This would appear to confirm that on line 1328 it did not not know what your extensionnumber is, presumably that would be also your AMPUSER which would explain why *97 believes that there is no voicemailbox to short circuit.
I think this is anomalous behavior we just don’t see on the more mainline channels like chan_sip and chan_pjsip so harder for us to disentangle WTF.
There’s no proper user set in the FROM header, which is where it will default to grabbing the user details from. I’m not sure how you’ve configured either the phones or Bria but they are not configured right at all.

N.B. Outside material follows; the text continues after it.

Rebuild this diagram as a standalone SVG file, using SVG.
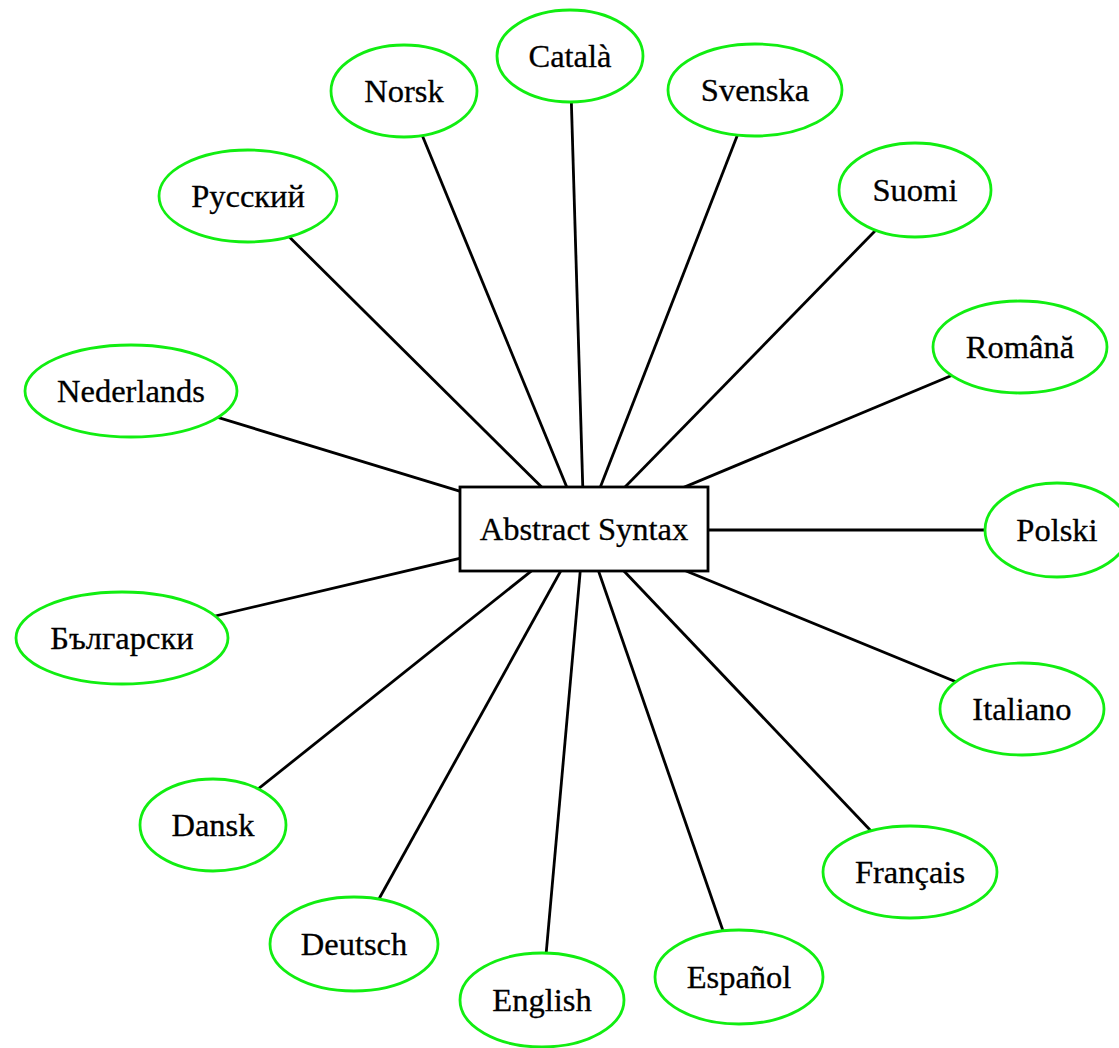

If this is your first freePBX experience, using Cisco phones with the SCCP module is suicide…
Use any SIP-compatible phone first and learn how to use freePBX with the built-in modules.
There are many sip-phones you can configure using their web-gui. In freePBX you just have to add a pjsip extension.
Or…if you buy a Sangoma phone, EPM is free.
There are many companies that provide free provisioning for their IP phones. To name a few besides Sangoma, there is also ClearlyIP (has a FreePBX provisioning module) and Grandstream (has web-based GDMS provisioning system.) There is also an open-source provisioning module for FreePBX but none of these modules will support SCCP phones unless you convert them to SIP firmware.
Regarding SCCP as a protocol, it has been relegated to outdated phones as Cisco has largely embraced SIP for their newer phones. SCCP does not typically support multiple phones on one extension unless you define each extension as a secondary “line” button on a primary phone. Each phone must have its own primary extension and other “lines” can be defined on a button. The older Cisco phones are cheap because they are nearly impossible to work with on non-Cisco systems. If you try to mix a SIP extension (such as a softphone) with the SCCP extension, you will have many problems.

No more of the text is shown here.